# CRC16 Auswertung



## stricky (30 Dezember 2009)

Tach,

bin dabei einen Scanner an eine S7 über RS422 anzubinden ...

Kommunikation geht schon teilweise, die CRC16 Auswertung haut aber nicht hin. Die Checksumme die vom Scanner kommt passt nicht mit meiner zusammen ?

Hat das schon mal einer von gemacht ? Es gibt ja schon 3 Threads darüber, die Bausteine darin gehen aber nicht oder liefern falsche Checksummen ...

Folgendes Generatorpolynom wird verwendet: x16 + x15 + x2 + 1
CRC16_GEN_POL EQU 8005H

Oder hat der Scanner vielleicht ne Meise ?

gruß
christian


----------



## gravieren (30 Dezember 2009)

Hi

Schau doch mal die LIB von Hugo an.

Die hat einen "flexiblen" CRC-Prüfsummenbaustein.

www.oscat.de


----------



## stricky (30 Dezember 2009)

hab ich schon ... haut aber auch nicht hin

vielleicht sollte ich einfach nur feierabend machen, wollte den scheiß heute aber eigentlich fertig haben :-(


----------



## gravieren (30 Dezember 2009)

Hi

Teste doch mal die Werte mit dem hier.

http://www.zorc.breitbandkatze.de/crc.html


----------



## stricky (30 Dezember 2009)

hab ich, da passt es ... halt nur byte dreher

aber das die werte vom scanner nicht passen ?!?

kanns mir fast nicht vorstellen


----------



## gravieren (30 Dezember 2009)

Hi

Mit was passt es, jedoch mit Byte-Dreher.

oscat ?


Dann mach doch mal auch einen Byte-Dreher und gut ist es.


----------



## stricky (30 Dezember 2009)

bin dem handbuch etwas aufm leim gegangen

ist kein orignaler crc16 sondern einer von sick modifiziert, wird aber nirgends geschrieben

jetzt schreib ich mir selbst n baustein ....
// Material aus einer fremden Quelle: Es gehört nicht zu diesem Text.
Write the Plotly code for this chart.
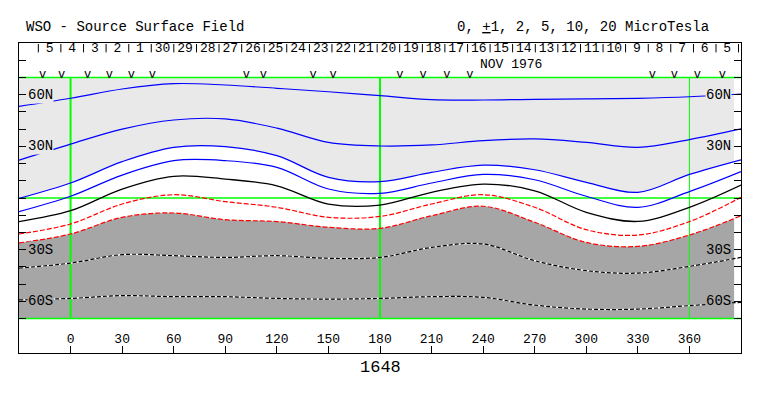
import plotly.graph_objects as go

# ---------------- data ----------------
lon = [-30, 0, 30, 60, 90, 120, 150, 180, 210, 240, 270, 300, 330, 360, 390]

pos10 = [53.2, 57.9, 63.3, 66.4, 65.6, 63.7, 61.7, 59.4, 57.1, 56.9, 57.3, 57.5, 57.9, 58.8, 60.4]
pos5 = [22.0, 31.3, 40.0, 45.3, 45.9, 40.6, 32.3, 30.2, 30.8, 33.3, 34.3, 32.3, 29.4, 33.9, 40.1]
pos2 = [-0.2, 8.7, 21.1, 29.4, 29.8, 24.6, 12.0, 9.5, 14.9, 19.1, 16.4, 9.1, 3.3, 13.7, 22.2]
pos1 = [-7.9, 1.0, 13.3, 21.7, 21.7, 17.8, 5.2, 2.7, 8.7, 13.7, 10.6, 1.0, -5.4, 3.7, 15.3]
neutral = [-13.7, -7.4, 5.2, 12.6, 11.0, 7.1, -3.5, -4.1, 3.3, 8.1, 4.2, -8.3, -13.6, -5.4, 7.5]
neg1 = [-20.9, -15.1, -3.5, 1.9, -2.1, -5.4, -11.2, -10.7, -3.5, 1.9, -5.4, -18.4, -21.5, -13.7, 0.4]
neg2 = [-26.1, -20.9, -11.2, -8.7, -12.6, -13.7, -17.0, -17.6, -10.3, -4.8, -14.1, -25.8, -28.1, -21.5, -10.3]
neg5 = [-40.7, -37.8, -32.9, -33.5, -34.5, -33.5, -35.0, -34.5, -28.7, -26.7, -36.4, -42.2, -43.6, -39.7, -34.5]
neg10 = [-59.2, -58.3, -56.7, -57.3, -57.3, -58.3, -58.7, -58.3, -57.3, -57.7, -62.2, -64.5, -64.5, -62.5, -60.6]

day_labels = ["5", "4", "3", "2", "1", "30", "29", "28", "27", "26", "25", "24", "23", "22", "21",
              "20", "19", "18", "17", "16", "15", "14", "13", "12", "11", "10", "9", "8", "7", "6", "5"]
day_lon = [-12.2, 0.9, 14.1, 27.2, 40.4, 53.5, 66.6, 79.8, 92.9, 106.1, 119.2, 132.3, 145.5, 158.6, 171.8,
           184.9, 198.0, 211.2, 224.3, 237.5, 250.6, 263.7, 276.9, 290.0, 303.2, 316.3, 329.4, 342.6,
           355.7, 368.9, 382.0]
obs_lon = [-16.3, -5.2, 9.9, 22.6, 35.4, 47.6, 102.2, 112.1, 141.1, 152.7, 191.6, 205.0, 218.9, 232.3,
           338.5, 351.3, 364.6, 379.2]

x_ticks = [0, 30, 60, 90, 120, 150, 180, 210, 240, 270, 300, 330, 360]
y_ticks = [-80, -70, -60, -50, -40, -30, -20, -10, 0, 10, 20, 30, 40, 50, 60, 70, 80]
lat_labels = [(60, "60N"), (30, "30N"), (-30, "30S"), (-60, "60S")]

rotation = "1648"
month = "NOV 1976"

# ---------------- style ----------------
FONT = "Liberation Mono"
LIGHT = "#e9e9e9"
DARK = "#a6a6a6"
GREEN = "#00ff00"
XMIN, XMAX = -30, 390
LATMAX = 70

fig = go.Figure()

# light grey (strong positive) fill
fig.add_trace(go.Scatter(x=[XMIN, XMAX], y=[LATMAX, LATMAX], mode="lines",
                         line=dict(width=0, color=LIGHT), hoverinfo="skip"))
fig.add_trace(go.Scatter(x=lon, y=pos2, mode="lines", line=dict(width=0, color=LIGHT, shape="spline"),
                         fill="tonexty", fillcolor=LIGHT, hoverinfo="skip"))
# dark grey (strong negative) fill
fig.add_trace(go.Scatter(x=[XMIN, XMAX], y=[-LATMAX, -LATMAX], mode="lines",
                         line=dict(width=0, color=DARK), hoverinfo="skip"))
fig.add_trace(go.Scatter(x=lon, y=neg2, mode="lines", line=dict(width=0, color=DARK, shape="spline"),
                         fill="tonexty", fillcolor=DARK, hoverinfo="skip"))
# white strip at right edge of map
fig.add_trace(go.Scatter(x=[386, XMAX, XMAX, 386], y=[-LATMAX, -LATMAX, LATMAX, LATMAX],
                         mode="lines", fill="toself", fillcolor="white", line=dict(width=0),
                         hoverinfo="skip"))

# green reference lines
for gx, gw in [(0, 2), (180, 2), (360, 1)]:
    fig.add_trace(go.Scatter(x=[gx, gx], y=[-LATMAX, LATMAX], mode="lines",
                             line=dict(color=GREEN, width=gw), hoverinfo="skip"))
for gy in [LATMAX, 0, -LATMAX]:
    fig.add_trace(go.Scatter(x=[XMIN, XMAX], y=[gy, gy], mode="lines",
                             line=dict(color=GREEN, width=1.6), hoverinfo="skip"))

# contour lines
for ys in [pos10, pos5, pos2, pos1]:
    fig.add_trace(go.Scatter(x=lon, y=ys, mode="lines",
                             line=dict(color="#0000ff", width=1.2, shape="spline"), hoverinfo="skip"))
fig.add_trace(go.Scatter(x=lon, y=neutral, mode="lines",
                         line=dict(color="black", width=1.3, shape="spline"), hoverinfo="skip"))
for ys in [neg1, neg2]:
    fig.add_trace(go.Scatter(x=lon, y=ys, mode="lines",
                             line=dict(color="#ff0000", width=1.2, shape="spline", dash="5px,2px"),
                             hoverinfo="skip"))
for ys in [neg5, neg10]:
    fig.add_trace(go.Scatter(x=lon, y=ys, mode="lines",
                             line=dict(color="white", width=1.2, shape="spline"), hoverinfo="skip"))
    fig.add_trace(go.Scatter(x=lon, y=ys, mode="lines",
                             line=dict(color="black", width=1.2, shape="spline", dash="4px,2px"),
                             hoverinfo="skip"))

# observation markers
fig.add_trace(go.Scatter(x=obs_lon, y=[71.4] * len(obs_lon), mode="text", text=["v"] * len(obs_lon),
                         textfont=dict(family=FONT, size=12, color="black"), hoverinfo="skip"))

# day labels and separators
fig.add_trace(go.Scatter(x=day_lon, y=[86.5] * len(day_lon), mode="text", text=day_labels,
                         textfont=dict(family=FONT, size=13, color="black"), hoverinfo="skip"))
step = day_lon[1] - day_lon[0]
sep = [d - step / 2 for d in day_lon] + [day_lon[-1] + step / 2]
fig.add_trace(go.Scatter(x=sep, y=[87.0] * len(sep), mode="markers",
                         marker=dict(symbol="line-ns", size=6, line=dict(width=1, color="black")),
                         hoverinfo="skip"))

annotations = []
for lat, txt in lat_labels:
    bg = LIGHT if lat > 0 else DARK
    annotations.append(dict(x=-25.3, y=lat, xref="x", yref="y", text=txt, showarrow=False,
                            xanchor="left", yanchor="middle", bgcolor=bg, borderpad=0,
                            font=dict(family=FONT, size=14, color="black")))
    annotations.append(dict(x=385.0, y=lat, xref="x", yref="y", text=txt, showarrow=False,
                            xanchor="right", yanchor="middle", bgcolor=bg, borderpad=0,
                            font=dict(family=FONT, size=14, color="black")))

annotations += [
    dict(x=236.8, y=77.5, xref="x", yref="y", text=month, showarrow=False, xanchor="left",
         yanchor="middle", font=dict(family=FONT, size=13, color="black")),
    dict(x=0.0069, y=1.0518, xref="paper", yref="paper", text="WSO - Source Surface Field",
         showarrow=False, xanchor="left", yanchor="middle", font=dict(family=FONT, size=14, color="black")),
    dict(x=0.958, y=1.0518, xref="paper", yref="paper",
         text="0, <u>+</u>1, 2, 5, 10, 20 MicroTesla",
         showarrow=False, xanchor="right", yanchor="middle", font=dict(family=FONT, size=14, color="black")),
    dict(x=180, y=-0.048, xref="x", yref="paper", text=rotation, showarrow=False,
         xanchor="center", yanchor="middle", font=dict(family=FONT, size=17, color="black")),
    dict(x=-32.0, y=0, xref="x", yref="y", text=">", showarrow=False, xanchor="center",
         yanchor="middle", font=dict(family=FONT, size=9, color=GREEN)),
]

# the page body adds an 8px offset, so the figure is 8px smaller and margins shifted
fig.update_layout(
    width=755, height=388,
    margin=dict(l=11, r=22, t=35, b=43, pad=0),
    paper_bgcolor="white", plot_bgcolor="white",
    showlegend=False, hovermode=False,
    annotations=annotations,
    xaxis=dict(range=[XMIN, XMAX], tickvals=x_ticks, ticktext=[str(v) for v in x_ticks],
               ticks="inside", ticklen=7, tickcolor="black", tickwidth=1,
               ticklabelposition="inside", showline=True, linecolor="black", linewidth=1,
               mirror=True, showgrid=False, zeroline=False,
               tickfont=dict(family=FONT, size=13, color="black")),
    yaxis=dict(range=[-90, 90], tickvals=y_ticks, ticks="inside", ticklen=7, tickcolor="black",
               tickwidth=1, showticklabels=False, showline=True, linecolor="black", linewidth=1,
               mirror="ticks", showgrid=False, zeroline=False),
)

fig.write_html("out.html")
mal schaun wie lange es dauert


----------



## stricky (30 Dezember 2009)

so es geht ... hätte ich mal gleich gebastelt


----------



## gravieren (31 Dezember 2009)

stricky schrieb:


> so es geht ... hätte ich mal gleich gebastelt


 
Was, dein CRC16 modifiziert hast du bereits selbst geschrieben  ?

Ich kann es NICHT glauben.


----------